Comparison — Perseus Arm vs. Orion Spur and Outer Arm

Feature Perseus Arm Orion Spur (Local Arm) Outer Arm
Distance from Galactic Center 9,000–10,000 ly ~8,000 ly 13,000–14,000 ly
Structure Type Major arm Minor spur Outer spiral segment
Star Formation Rate High Moderate Low
Metallicity –0.2 to –0.3 Solar –0.4 to –0.6
Dominant Regions W3–W5, Heart & Soul Nebulae Orion Nebula, Cygnus X Sh2-298, NGC 2579
Significance Main northern spiral arm Solar neighborhood bridge Distant outer structure

This comparison emphasizes the hierarchical structure of our galaxy — where the Perseus Arm anchors the northern spiral framework.

Frequently Asked Questions (FAQ)

Q1: Is the Solar System part of the Perseus Arm?
No. The Sun lies within the Orion Spur, a smaller bridge between the Sagittarius and Perseus Arms. However, the Perseus Arm’s gravitational influence extends across our region.

Q2: Why is it called the Perseus Arm?
Because its brightest sections are seen through the constellation Perseus, where the arm crosses our line of sight.

Q3: How far away is the Perseus Arm from Earth?
At its closest, roughly 6,000–7,000 light-years; at its farthest, over 12,000 light-years.

Q4: What makes the Perseus Arm special?
It’s the nearest major spiral arm beyond the Solar System, containing vast regions of active star formation and some of the Milky Way’s most iconic nebulae.

Q5: How do scientists map it if we live inside the Galaxy?
By combining radio (21 cm) and infrared observations with stellar parallax data from Gaia, astronomers can reconstruct a 3D model of the Milky Way’s spiral pattern.

Related Objects and Further Reading

  • Orion Arm (Local Spur): The region containing our Sun and the Orion Nebula.

  • Outer Arm: The faint, distant spiral beyond Perseus.

  • Sagittarius–Carina Arm: Inner arm hosting the Trifid and Lagoon Nebulae.

  • W3–W5 Complex: Cluster of massive star-forming regions in Cassiopeia.

  • Heart and Soul Nebulae: Twin emission nebulae marking the arm’s brightest section.

Final Thoughts

The Perseus Arm is the luminous backbone of the Milky Way’s northern disk — a colossal, ever-evolving region where gravity, gas, and time weave together the fabric of creation.
It embodies the essence of spiral-galaxy beauty: order amid chaos, rhythm amid randomness.

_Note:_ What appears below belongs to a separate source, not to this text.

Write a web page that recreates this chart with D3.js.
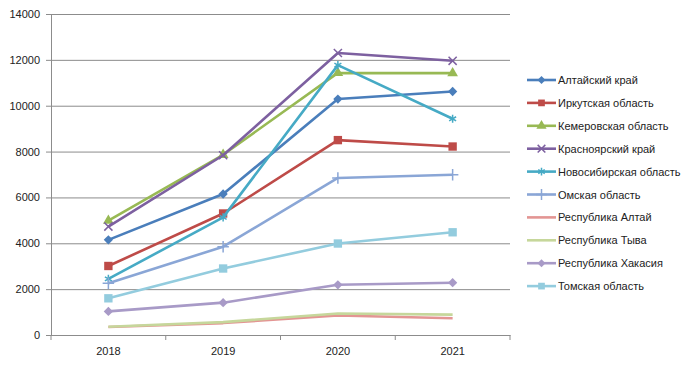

Through modern missions like Gaia and VLBI, we are finally tracing its true contours — revealing how our galaxy breathes, rotates, and renews itself over cosmic time.
For astronomers and dreamers alike, the Perseus Arm remains one of the most spectacular frontiers of the Milky Way — a reminder that even from within the spiral, we can still read the universe’s grand design.